In Bergen Auto Co. v. Mattarochio, 58 N.J. Super. 161 , 155 A.2d 787 (1959), the court held that the voluntary resale provisions of the Uniform Act did not fix a specific time within which such resale must be made. The court said that such resale must be held within a reasonable time. Resale within 45 days after repossession was deemed reasonable, but a delay of 86 days was held unreasonable.

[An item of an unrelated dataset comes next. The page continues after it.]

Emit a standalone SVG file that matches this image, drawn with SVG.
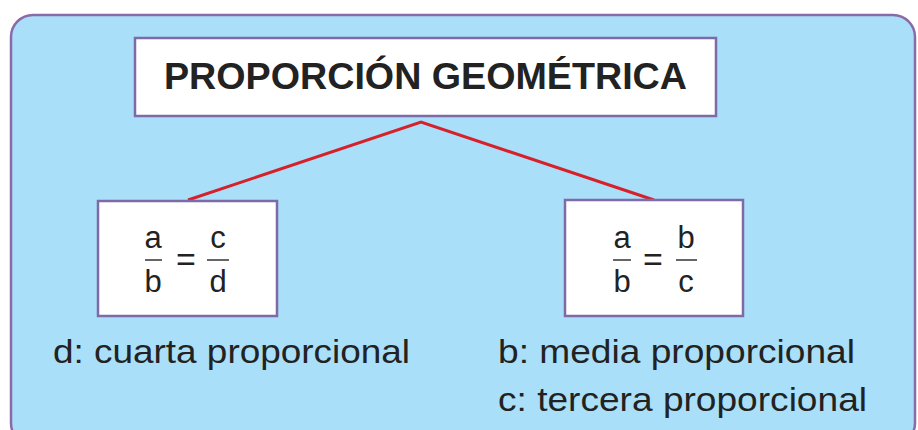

In Stark Son v. Licastro, 127 N.J.L. 380 , 22 A.2d 768 (1941), the court reversed a lower court holding that a voluntary resale must be made within 30 days after repossession. The court stated:
"If the buyer had served a demand on the tenth day after the retaking, as limited in the statute, the seller would have had thirty days thereafter, or forty in all after the retaking, to make his resale. But the trial court ruled that where no demand was made, but the sale was to be voluntary, it must be made ten days earlier than if demanded. Such a result cannot reasonably be gathered from the statute. The phrase `same requirements' obviously, we think, refers to a resale `at the place and upon the notice prescribed in' said Section 46: 32-25, formerly Section 19. The buyer may set a time limit by serving a demand in due season; but failing that demand, no definite time limit is set in the statute." Id. 22 A.2d at 769. The court then approved the New York "reasonable time rule" and stated that the resale made within 40 days after the retaking was reasonable.
I accept the reasoning of the above-cited authorities, and hold that the sale in the case at bar was not required to be made within 30 days after repossession by the conditional seller.
The voluntary resale provisions of § 920 do not require a seller to sell the repossessed goods within 30 days after repossession pursuant to § 919. No specific time limit is set for a voluntary resale under § 920. The courts agree that such sale must be made within a reasonable time after the retaking.
It is my conclusion that a delay by the seller in selling the repossessed automobile in the present case for a period of 57 days, is not unreasonable.
The Petition to open the judgment is denied.
An Order will be entered accordingly.